Presentation #434.05 in the session Exoplanet Radial Velocities & Transit Spectroscopy: Observations.

Published onJun 29, 2022
Diurnal Variations in the Thermal Spectrum of WASP-33b

We present Keck/KPIC (Keck Planet Imager and Characterizer) high-resolution (R~30000) K-band spectroscopy of the ultra-hot Jupiter WASP-33b. The use of KPIC’s single-mode fiber greatly improves both blaze and line-spread stabilities, enhancing the cross-correlation detection strength.

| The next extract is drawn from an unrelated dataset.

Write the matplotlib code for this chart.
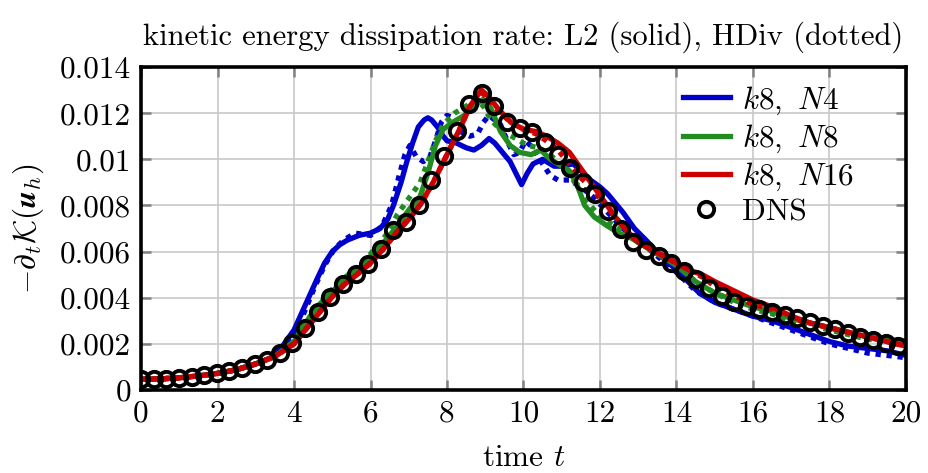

We perform separate retrievals for the dayside and nightside thermal emission spectra with a cross-correlation-to-logL nested-sampling pipeline which fits for orbital parameters, the atmospheric pressure-temperature profile, and molecular abundances. On the nightside, we find a non-inverted pressure-temperature profile, measure H2O and CO abundances, derive the atmospheric C/O ratio, and place a tentative constraint on the 13CO/12CO ratio. On the dayside, we find an inverted pressure-temperature profile and CO spectral features, but an absence of H2O features, suggesting H2O is photodissociated at dayside longitudes. Comparing the retrieved nightside CO and H2O abundances with chemical models suggests a moderately carbon- and metal-enriched atmosphere compared with solar values. This contrasts predictions from migration theories that C/O and atmospheric metallicity should be inversely correlated.